(TO DO):
Skip every image and restate the data word for word.

(SUPPLIED DATA):
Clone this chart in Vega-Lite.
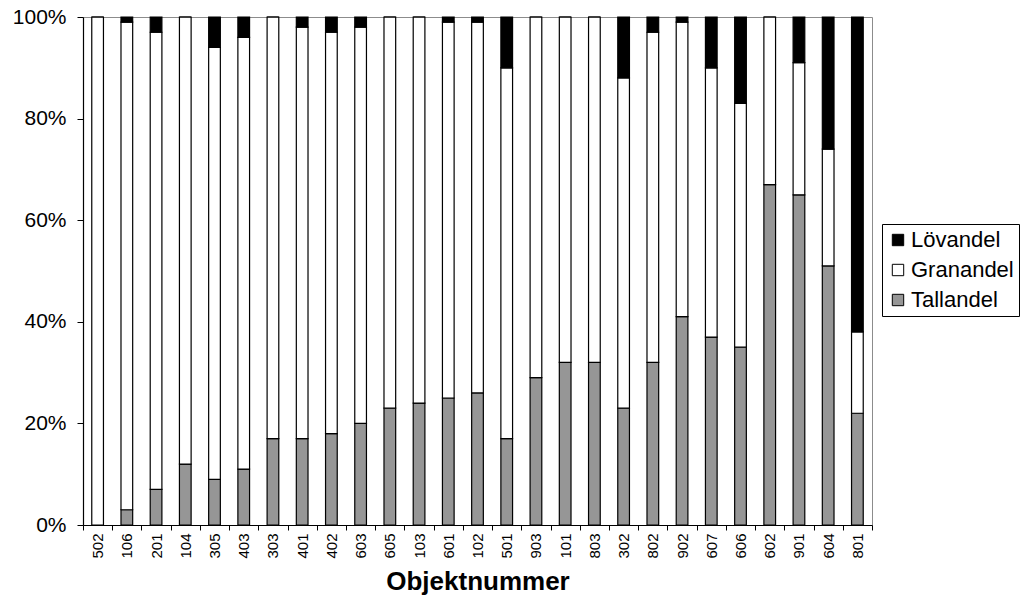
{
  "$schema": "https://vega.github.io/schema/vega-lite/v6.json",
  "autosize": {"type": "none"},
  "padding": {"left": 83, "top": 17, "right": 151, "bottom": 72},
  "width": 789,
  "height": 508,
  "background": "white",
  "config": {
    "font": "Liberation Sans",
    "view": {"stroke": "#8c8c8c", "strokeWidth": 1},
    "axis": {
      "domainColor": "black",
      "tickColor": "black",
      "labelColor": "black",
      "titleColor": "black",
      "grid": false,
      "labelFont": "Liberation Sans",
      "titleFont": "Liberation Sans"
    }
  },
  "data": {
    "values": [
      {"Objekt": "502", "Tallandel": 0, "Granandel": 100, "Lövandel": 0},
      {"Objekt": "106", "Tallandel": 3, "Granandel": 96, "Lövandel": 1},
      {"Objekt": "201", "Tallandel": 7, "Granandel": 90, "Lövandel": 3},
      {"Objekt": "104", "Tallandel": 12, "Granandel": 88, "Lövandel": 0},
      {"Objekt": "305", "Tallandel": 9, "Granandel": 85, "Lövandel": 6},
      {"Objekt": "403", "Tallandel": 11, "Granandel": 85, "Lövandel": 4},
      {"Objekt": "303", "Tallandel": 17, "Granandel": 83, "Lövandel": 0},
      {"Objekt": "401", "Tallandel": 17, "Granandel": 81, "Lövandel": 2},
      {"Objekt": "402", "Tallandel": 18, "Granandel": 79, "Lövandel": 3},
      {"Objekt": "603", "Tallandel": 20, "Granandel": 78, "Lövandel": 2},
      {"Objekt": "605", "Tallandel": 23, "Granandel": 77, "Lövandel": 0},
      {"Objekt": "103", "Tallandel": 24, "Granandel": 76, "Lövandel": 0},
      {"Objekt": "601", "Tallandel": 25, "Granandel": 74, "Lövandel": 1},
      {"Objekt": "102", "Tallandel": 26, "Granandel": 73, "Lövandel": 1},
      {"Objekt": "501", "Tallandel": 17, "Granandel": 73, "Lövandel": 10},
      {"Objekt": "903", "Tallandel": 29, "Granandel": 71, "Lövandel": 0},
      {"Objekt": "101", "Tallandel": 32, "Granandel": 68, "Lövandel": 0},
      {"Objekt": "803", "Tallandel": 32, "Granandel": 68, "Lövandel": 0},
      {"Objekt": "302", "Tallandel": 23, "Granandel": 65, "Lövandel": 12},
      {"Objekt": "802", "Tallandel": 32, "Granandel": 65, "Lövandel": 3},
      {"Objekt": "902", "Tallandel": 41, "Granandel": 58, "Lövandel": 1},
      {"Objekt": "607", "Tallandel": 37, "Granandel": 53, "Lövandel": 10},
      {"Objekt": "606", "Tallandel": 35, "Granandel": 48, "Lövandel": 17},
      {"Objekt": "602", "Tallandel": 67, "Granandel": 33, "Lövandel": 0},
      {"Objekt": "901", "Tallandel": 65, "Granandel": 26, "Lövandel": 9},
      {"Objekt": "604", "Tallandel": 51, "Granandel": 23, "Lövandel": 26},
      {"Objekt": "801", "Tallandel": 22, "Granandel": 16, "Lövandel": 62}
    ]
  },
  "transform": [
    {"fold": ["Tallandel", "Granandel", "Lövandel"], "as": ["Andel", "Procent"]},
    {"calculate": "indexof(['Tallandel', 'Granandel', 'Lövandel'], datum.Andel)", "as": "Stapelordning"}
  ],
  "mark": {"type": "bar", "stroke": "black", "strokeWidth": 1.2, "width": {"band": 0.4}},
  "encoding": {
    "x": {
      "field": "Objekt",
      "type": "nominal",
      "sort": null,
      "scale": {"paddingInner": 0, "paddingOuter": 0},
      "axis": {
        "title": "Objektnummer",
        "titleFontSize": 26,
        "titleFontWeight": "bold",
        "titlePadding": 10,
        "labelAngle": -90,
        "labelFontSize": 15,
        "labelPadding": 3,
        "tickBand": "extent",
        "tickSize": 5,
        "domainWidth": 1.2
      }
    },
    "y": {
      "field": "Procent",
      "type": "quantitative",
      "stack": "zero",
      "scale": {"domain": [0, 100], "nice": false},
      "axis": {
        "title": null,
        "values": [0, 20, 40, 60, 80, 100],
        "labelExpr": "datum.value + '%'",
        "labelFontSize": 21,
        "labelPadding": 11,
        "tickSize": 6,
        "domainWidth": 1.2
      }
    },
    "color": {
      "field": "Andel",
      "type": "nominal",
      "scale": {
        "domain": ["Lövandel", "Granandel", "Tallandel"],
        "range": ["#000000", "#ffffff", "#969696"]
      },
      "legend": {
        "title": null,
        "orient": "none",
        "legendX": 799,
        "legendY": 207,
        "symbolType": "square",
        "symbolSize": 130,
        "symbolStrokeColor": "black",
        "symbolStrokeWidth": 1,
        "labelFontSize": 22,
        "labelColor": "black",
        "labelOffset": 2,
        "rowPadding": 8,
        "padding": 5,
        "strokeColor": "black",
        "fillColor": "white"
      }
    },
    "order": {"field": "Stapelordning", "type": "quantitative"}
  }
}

(RESULT):
Clone this chart in Vega-Lite.
{
  "$schema": "https://vega.github.io/schema/vega-lite/v6.json",
  "autosize": {"type": "none"},
  "padding": {"left": 83, "top": 17, "right": 151, "bottom": 72},
  "width": 789,
  "height": 508,
  "background": "white",
  "config": {
    "font": "Liberation Sans",
    "view": {"stroke": "#8c8c8c", "strokeWidth": 1},
    "axis": {
      "domainColor": "black",
      "tickColor": "black",
      "labelColor": "black",
      "titleColor": "black",
      "grid": false,
      "labelFont": "Liberation Sans",
      "titleFont": "Liberation Sans"
    }
  },
  "data": {
    "values": [
      {"Objekt": "502", "Tallandel": 0, "Granandel": 100, "Lövandel": 0},
      {"Objekt": "106", "Tallandel": 3, "Granandel": 96, "Lövandel": 1},
      {"Objekt": "201", "Tallandel": 7, "Granandel": 90, "Lövandel": 3},
      {"Objekt": "104", "Tallandel": 12, "Granandel": 88, "Lövandel": 0},
      {"Objekt": "305", "Tallandel": 9, "Granandel": 85, "Lövandel": 6},
      {"Objekt": "403", "Tallandel": 11, "Granandel": 85, "Lövandel": 4},
      {"Objekt": "303", "Tallandel": 17, "Granandel": 83, "Lövandel": 0},
      {"Objekt": "401", "Tallandel": 17, "Granandel": 81, "Lövandel": 2},
      {"Objekt": "402", "Tallandel": 18, "Granandel": 79, "Lövandel": 3},
      {"Objekt": "603", "Tallandel": 20, "Granandel": 78, "Lövandel": 2},
      {"Objekt": "605", "Tallandel": 23, "Granandel": 77, "Lövandel": 0},
      {"Objekt": "103", "Tallandel": 24, "Granandel": 76, "Lövandel": 0},
      {"Objekt": "601", "Tallandel": 25, "Granandel": 74, "Lövandel": 1},
      {"Objekt": "102", "Tallandel": 26, "Granandel": 73, "Lövandel": 1},
      {"Objekt": "501", "Tallandel": 17, "Granandel": 73, "Lövandel": 10},
      {"Objekt": "903", "Tallandel": 29, "Granandel": 71, "Lövandel": 0},
      {"Objekt": "101", "Tallandel": 32, "Granandel": 68, "Lövandel": 0},
      {"Objekt": "803", "Tallandel": 32, "Granandel": 68, "Lövandel": 0},
      {"Objekt": "302", "Tallandel": 23, "Granandel": 65, "Lövandel": 12},
      {"Objekt": "802", "Tallandel": 32, "Granandel": 65, "Lövandel": 3},
      {"Objekt": "902", "Tallandel": 41, "Granandel": 58, "Lövandel": 1},
      {"Objekt": "607", "Tallandel": 37, "Granandel": 53, "Lövandel": 10},
      {"Objekt": "606", "Tallandel": 35, "Granandel": 48, "Lövandel": 17},
      {"Objekt": "602", "Tallandel": 67, "Granandel": 33, "Lövandel": 0},
      {"Objekt": "901", "Tallandel": 65, "Granandel": 26, "Lövandel": 9},
      {"Objekt": "604", "Tallandel": 51, "Granandel": 23, "Lövandel": 26},
      {"Objekt": "801", "Tallandel": 22, "Granandel": 16, "Lövandel": 62}
    ]
  },
  "transform": [
    {"fold": ["Tallandel", "Granandel", "Lövandel"], "as": ["Andel", "Procent"]},
    {"calculate": "indexof(['Tallandel', 'Granandel', 'Lövandel'], datum.Andel)", "as": "Stapelordning"}
  ],
  "mark": {"type": "bar", "stroke": "black", "strokeWidth": 1.2, "width": {"band": 0.4}},
  "encoding": {
    "x": {
      "field": "Objekt",
      "type": "nominal",
      "sort": null,
      "scale": {"paddingInner": 0, "paddingOuter": 0},
      "axis": {
        "title": "Objektnummer",
        "titleFontSize": 26,
        "titleFontWeight": "bold",
        "titlePadding": 10,
        "labelAngle": -90,
        "labelFontSize": 15,
        "labelPadding": 3,
        "tickBand": "extent",
        "tickSize": 5,
        "domainWidth": 1.2
      }
    },
    "y": {
      "field": "Procent",
      "type": "quantitative",
      "stack": "zero",
      "scale": {"domain": [0, 100], "nice": false},
      "axis": {
        "title": null,
        "values": [0, 20, 40, 60, 80, 100],
        "labelExpr": "datum.value + '%'",
        "labelFontSize": 21,
        "labelPadding": 11,
        "tickSize": 6,
        "domainWidth": 1.2
      }
    },
    "color": {
      "field": "Andel",
      "type": "nominal",
      "scale": {
        "domain": ["Lövandel", "Granandel", "Tallandel"],
        "range": ["#000000", "#ffffff", "#969696"]
      },
      "legend": {
        "title": null,
        "orient": "none",
        "legendX": 799,
        "legendY": 207,
        "symbolType": "square",
        "symbolSize": 130,
        "symbolStrokeColor": "black",
        "symbolStrokeWidth": 1,
        "labelFontSize": 22,
        "labelColor": "black",
        "labelOffset": 2,
        "rowPadding": 8,
        "padding": 5,
        "strokeColor": "black",
        "fillColor": "white"
      }
    },
    "order": {"field": "Stapelordning", "type": "quantitative"}
  }
}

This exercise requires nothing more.